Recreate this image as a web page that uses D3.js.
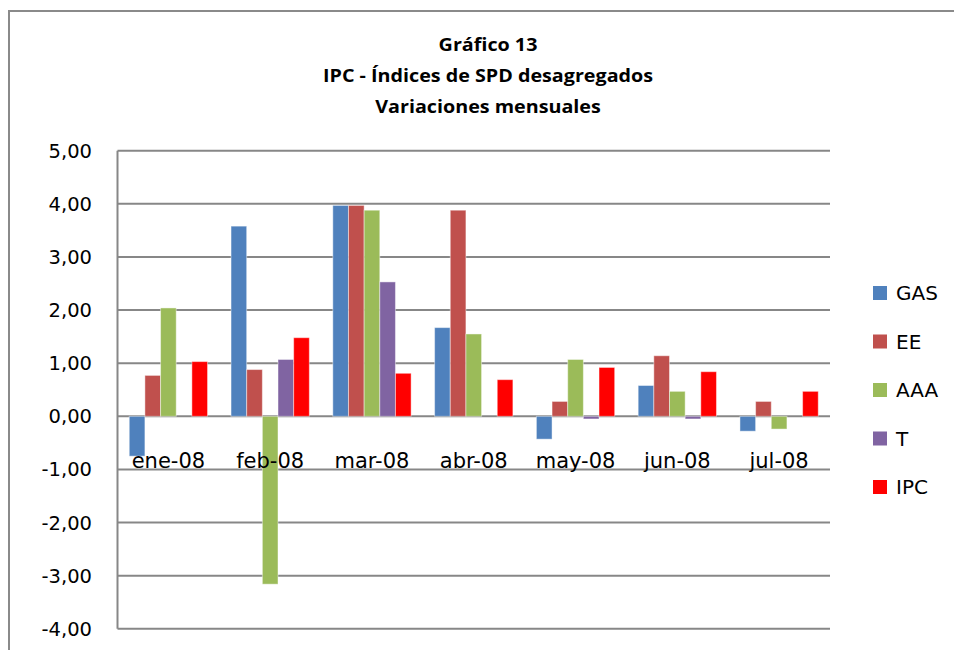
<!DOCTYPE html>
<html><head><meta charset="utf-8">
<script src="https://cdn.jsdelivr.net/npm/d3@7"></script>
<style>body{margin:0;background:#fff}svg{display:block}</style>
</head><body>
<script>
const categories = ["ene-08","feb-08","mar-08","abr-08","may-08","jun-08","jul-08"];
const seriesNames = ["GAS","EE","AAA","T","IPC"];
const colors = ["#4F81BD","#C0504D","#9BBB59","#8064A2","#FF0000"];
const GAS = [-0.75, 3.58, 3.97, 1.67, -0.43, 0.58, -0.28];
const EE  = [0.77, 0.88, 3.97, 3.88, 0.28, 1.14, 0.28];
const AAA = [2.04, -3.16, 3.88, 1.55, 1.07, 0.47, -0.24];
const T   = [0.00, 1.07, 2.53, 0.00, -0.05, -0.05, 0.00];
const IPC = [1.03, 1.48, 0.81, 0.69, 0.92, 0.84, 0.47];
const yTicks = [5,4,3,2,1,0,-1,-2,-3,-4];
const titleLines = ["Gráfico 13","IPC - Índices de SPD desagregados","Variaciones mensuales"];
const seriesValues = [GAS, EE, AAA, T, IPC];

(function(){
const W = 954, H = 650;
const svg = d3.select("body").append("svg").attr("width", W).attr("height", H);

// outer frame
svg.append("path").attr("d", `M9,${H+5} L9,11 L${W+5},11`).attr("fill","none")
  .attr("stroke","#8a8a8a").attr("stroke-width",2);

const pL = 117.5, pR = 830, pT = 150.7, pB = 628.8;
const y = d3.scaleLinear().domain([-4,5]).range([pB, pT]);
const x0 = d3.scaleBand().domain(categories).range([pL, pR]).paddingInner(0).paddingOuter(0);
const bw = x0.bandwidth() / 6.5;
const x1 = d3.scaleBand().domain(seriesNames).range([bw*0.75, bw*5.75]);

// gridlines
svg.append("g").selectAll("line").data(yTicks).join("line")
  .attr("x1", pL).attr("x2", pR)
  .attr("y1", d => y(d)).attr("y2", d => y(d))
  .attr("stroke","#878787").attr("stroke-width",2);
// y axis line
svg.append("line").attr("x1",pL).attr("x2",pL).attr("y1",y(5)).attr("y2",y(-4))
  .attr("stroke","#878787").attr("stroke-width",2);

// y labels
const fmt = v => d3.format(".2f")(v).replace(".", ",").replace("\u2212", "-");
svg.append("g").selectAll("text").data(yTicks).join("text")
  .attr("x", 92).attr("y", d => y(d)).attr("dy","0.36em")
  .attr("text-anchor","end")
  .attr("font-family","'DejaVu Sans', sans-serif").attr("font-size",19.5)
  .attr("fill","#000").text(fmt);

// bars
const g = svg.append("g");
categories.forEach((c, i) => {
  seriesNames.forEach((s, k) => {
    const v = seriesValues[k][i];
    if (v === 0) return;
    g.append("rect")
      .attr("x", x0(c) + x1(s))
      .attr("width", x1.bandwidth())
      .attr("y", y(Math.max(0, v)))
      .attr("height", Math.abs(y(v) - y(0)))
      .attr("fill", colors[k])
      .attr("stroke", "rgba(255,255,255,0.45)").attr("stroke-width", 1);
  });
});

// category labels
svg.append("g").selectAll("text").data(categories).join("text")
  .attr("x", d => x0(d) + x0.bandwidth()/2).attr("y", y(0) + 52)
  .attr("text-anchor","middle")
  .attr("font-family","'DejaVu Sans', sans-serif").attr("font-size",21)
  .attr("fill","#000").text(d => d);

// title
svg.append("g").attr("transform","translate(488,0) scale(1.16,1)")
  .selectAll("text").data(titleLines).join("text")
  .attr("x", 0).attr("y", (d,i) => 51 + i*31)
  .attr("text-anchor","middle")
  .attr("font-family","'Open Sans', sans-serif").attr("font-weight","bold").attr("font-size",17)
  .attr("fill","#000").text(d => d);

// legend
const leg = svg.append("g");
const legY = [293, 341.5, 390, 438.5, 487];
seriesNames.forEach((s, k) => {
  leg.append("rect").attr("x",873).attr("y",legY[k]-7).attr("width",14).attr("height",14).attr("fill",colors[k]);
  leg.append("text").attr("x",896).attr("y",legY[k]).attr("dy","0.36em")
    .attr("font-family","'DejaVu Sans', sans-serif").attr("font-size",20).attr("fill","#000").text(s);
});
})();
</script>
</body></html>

* * *

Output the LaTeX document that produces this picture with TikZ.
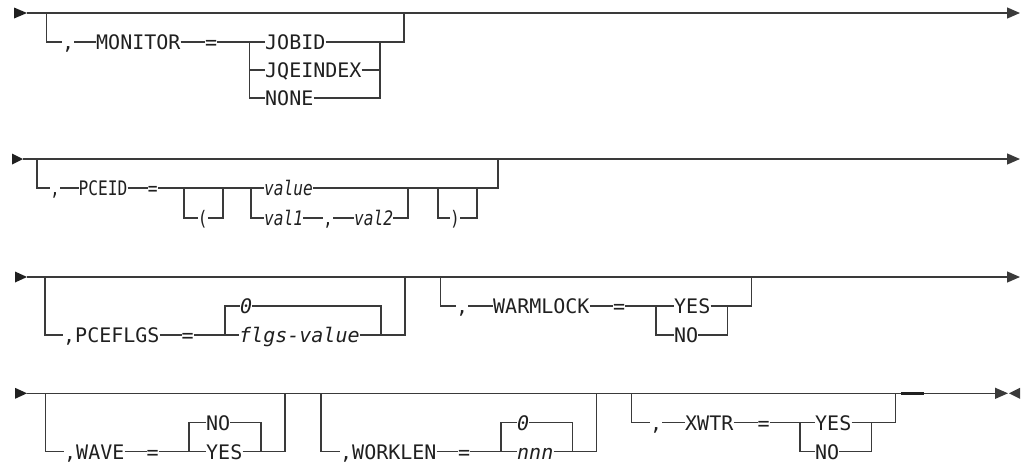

## [Job]
Copy out every line from the data above that has "this" in it.

## [Result]
Recreate this image as a web page that uses D3.js.
Output the LaTeX document that produces this picture with TikZ.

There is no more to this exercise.